━━ RECORDS FOR THE TASK

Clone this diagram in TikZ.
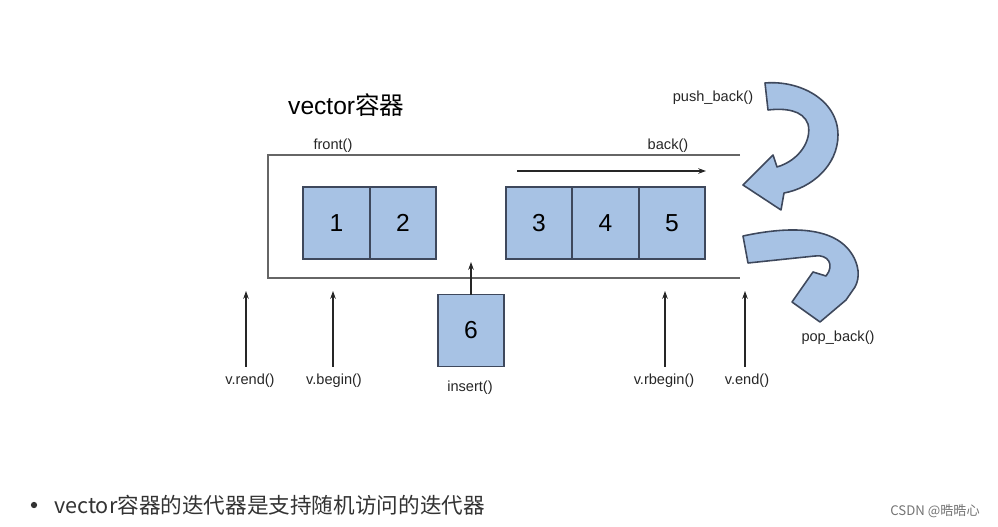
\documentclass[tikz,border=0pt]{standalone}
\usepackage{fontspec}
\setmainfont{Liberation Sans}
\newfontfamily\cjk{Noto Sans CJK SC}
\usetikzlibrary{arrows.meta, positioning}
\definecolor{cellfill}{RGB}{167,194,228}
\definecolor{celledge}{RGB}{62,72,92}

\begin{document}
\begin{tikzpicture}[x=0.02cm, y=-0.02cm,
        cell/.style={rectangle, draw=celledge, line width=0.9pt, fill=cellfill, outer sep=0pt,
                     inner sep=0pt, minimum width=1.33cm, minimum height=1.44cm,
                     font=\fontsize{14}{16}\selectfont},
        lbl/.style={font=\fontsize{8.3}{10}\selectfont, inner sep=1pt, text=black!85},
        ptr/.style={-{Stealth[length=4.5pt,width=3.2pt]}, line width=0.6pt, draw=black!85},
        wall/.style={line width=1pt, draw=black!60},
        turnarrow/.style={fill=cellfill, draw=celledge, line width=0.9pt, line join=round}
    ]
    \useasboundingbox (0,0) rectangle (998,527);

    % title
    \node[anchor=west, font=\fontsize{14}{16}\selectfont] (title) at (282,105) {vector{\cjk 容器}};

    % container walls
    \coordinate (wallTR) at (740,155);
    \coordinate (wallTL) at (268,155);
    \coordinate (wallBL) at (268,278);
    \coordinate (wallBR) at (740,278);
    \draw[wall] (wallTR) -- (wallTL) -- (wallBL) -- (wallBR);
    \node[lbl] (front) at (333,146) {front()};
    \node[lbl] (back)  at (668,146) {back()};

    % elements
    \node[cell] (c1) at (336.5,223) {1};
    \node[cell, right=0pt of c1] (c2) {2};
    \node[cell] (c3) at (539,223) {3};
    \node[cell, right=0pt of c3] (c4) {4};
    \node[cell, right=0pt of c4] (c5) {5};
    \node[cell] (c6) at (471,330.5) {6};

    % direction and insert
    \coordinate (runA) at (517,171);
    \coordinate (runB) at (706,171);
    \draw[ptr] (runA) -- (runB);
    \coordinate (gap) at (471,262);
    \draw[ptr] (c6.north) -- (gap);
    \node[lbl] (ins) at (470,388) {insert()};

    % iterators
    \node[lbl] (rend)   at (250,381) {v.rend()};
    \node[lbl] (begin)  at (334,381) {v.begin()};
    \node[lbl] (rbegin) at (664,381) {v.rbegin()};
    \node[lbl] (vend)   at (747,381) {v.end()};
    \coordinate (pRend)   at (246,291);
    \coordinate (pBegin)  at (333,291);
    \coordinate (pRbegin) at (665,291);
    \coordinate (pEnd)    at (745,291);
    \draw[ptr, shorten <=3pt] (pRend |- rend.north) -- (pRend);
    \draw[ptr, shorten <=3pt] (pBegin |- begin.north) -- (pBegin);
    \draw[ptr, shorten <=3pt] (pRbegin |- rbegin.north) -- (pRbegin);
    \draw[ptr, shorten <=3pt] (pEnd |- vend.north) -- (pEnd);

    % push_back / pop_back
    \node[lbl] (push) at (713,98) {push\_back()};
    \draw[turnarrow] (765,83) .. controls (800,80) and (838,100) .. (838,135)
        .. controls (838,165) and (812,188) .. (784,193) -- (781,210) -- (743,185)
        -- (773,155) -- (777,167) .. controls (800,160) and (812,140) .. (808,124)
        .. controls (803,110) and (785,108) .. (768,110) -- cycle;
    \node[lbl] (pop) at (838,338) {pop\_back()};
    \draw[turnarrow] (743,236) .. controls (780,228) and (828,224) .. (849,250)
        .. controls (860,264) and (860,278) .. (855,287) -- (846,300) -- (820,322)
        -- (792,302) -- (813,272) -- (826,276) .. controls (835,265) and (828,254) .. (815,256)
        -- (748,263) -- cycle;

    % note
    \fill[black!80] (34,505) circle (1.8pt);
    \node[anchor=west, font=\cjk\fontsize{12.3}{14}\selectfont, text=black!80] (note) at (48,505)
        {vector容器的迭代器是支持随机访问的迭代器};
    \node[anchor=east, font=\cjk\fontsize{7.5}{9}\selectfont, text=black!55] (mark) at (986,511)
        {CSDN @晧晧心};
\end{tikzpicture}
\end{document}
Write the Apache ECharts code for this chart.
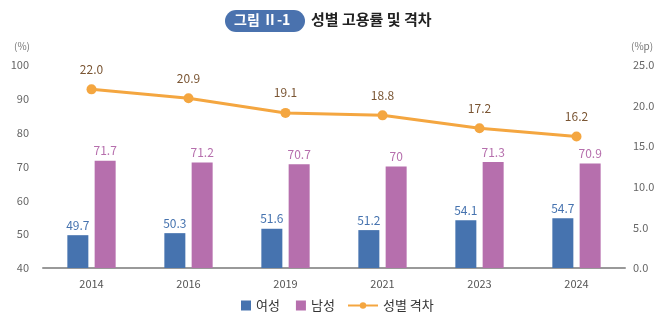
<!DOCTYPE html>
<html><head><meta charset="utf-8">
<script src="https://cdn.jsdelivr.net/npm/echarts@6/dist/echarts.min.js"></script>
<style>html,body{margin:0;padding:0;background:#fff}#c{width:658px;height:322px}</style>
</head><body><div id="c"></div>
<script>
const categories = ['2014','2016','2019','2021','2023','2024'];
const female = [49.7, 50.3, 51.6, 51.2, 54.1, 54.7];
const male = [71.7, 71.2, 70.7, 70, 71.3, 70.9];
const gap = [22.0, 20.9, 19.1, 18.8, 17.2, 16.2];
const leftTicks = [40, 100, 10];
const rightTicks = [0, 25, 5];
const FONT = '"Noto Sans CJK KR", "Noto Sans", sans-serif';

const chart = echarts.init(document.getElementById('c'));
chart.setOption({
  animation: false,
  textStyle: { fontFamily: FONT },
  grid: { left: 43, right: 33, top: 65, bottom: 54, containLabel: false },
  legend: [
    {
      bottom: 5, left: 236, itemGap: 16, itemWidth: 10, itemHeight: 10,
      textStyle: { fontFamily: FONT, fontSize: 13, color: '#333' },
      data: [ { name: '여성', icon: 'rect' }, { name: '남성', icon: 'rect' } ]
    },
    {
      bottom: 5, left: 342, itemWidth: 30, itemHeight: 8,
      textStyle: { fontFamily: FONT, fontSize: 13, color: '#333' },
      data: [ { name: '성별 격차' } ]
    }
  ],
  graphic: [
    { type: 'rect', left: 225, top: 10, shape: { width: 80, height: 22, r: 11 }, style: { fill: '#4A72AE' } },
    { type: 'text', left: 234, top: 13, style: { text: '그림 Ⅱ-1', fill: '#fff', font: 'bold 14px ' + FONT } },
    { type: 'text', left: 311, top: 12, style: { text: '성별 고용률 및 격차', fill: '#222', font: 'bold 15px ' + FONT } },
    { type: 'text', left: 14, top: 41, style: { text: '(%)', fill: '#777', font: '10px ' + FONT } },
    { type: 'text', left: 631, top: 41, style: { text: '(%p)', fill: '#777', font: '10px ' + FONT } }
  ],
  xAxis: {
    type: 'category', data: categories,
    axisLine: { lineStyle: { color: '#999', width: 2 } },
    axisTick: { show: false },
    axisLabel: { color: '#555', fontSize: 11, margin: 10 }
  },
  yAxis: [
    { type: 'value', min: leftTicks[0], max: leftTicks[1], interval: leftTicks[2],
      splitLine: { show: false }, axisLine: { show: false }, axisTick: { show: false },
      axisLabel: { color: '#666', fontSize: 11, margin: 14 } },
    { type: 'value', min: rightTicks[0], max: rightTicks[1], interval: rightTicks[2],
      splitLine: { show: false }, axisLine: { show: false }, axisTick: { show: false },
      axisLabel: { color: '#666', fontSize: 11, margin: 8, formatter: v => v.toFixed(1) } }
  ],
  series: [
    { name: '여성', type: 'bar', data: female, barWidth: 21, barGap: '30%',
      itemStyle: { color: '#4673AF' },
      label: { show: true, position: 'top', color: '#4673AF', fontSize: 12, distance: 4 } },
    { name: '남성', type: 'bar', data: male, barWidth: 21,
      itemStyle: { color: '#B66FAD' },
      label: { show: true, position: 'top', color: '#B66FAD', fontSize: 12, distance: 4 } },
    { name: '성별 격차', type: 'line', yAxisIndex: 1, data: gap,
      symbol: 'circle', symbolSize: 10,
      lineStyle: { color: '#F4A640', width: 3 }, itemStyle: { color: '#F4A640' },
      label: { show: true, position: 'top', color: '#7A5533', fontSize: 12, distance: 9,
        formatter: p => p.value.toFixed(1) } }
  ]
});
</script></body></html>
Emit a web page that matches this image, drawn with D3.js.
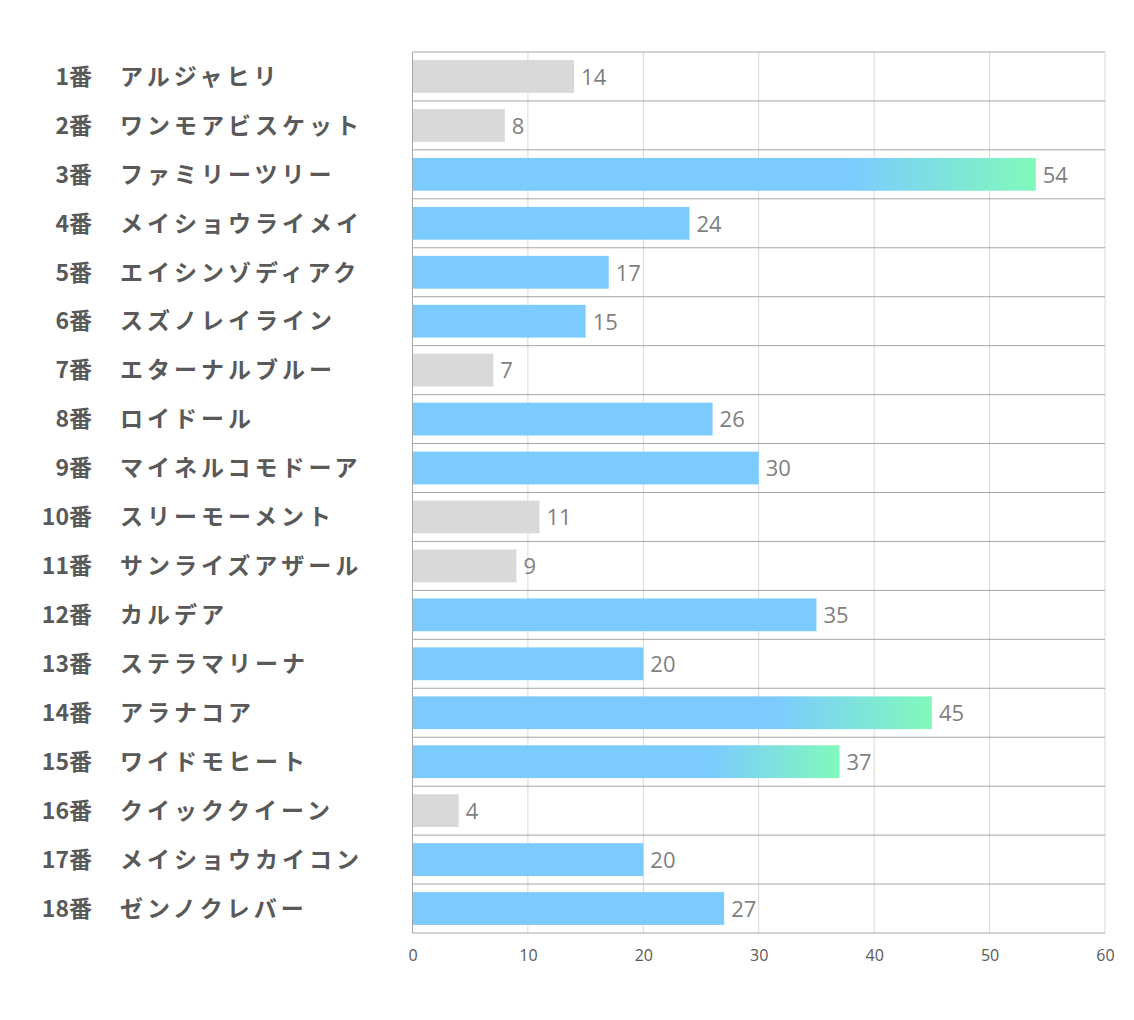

━━━━

### REQUIREMENTS
Find the word "this" in the records and pull out each line that has it.

### FINISHED TASK
Clone this diagram in TikZ.
Write the Apache ECharts code for this chart.
Emit a web page that matches this image, drawn with D3.js.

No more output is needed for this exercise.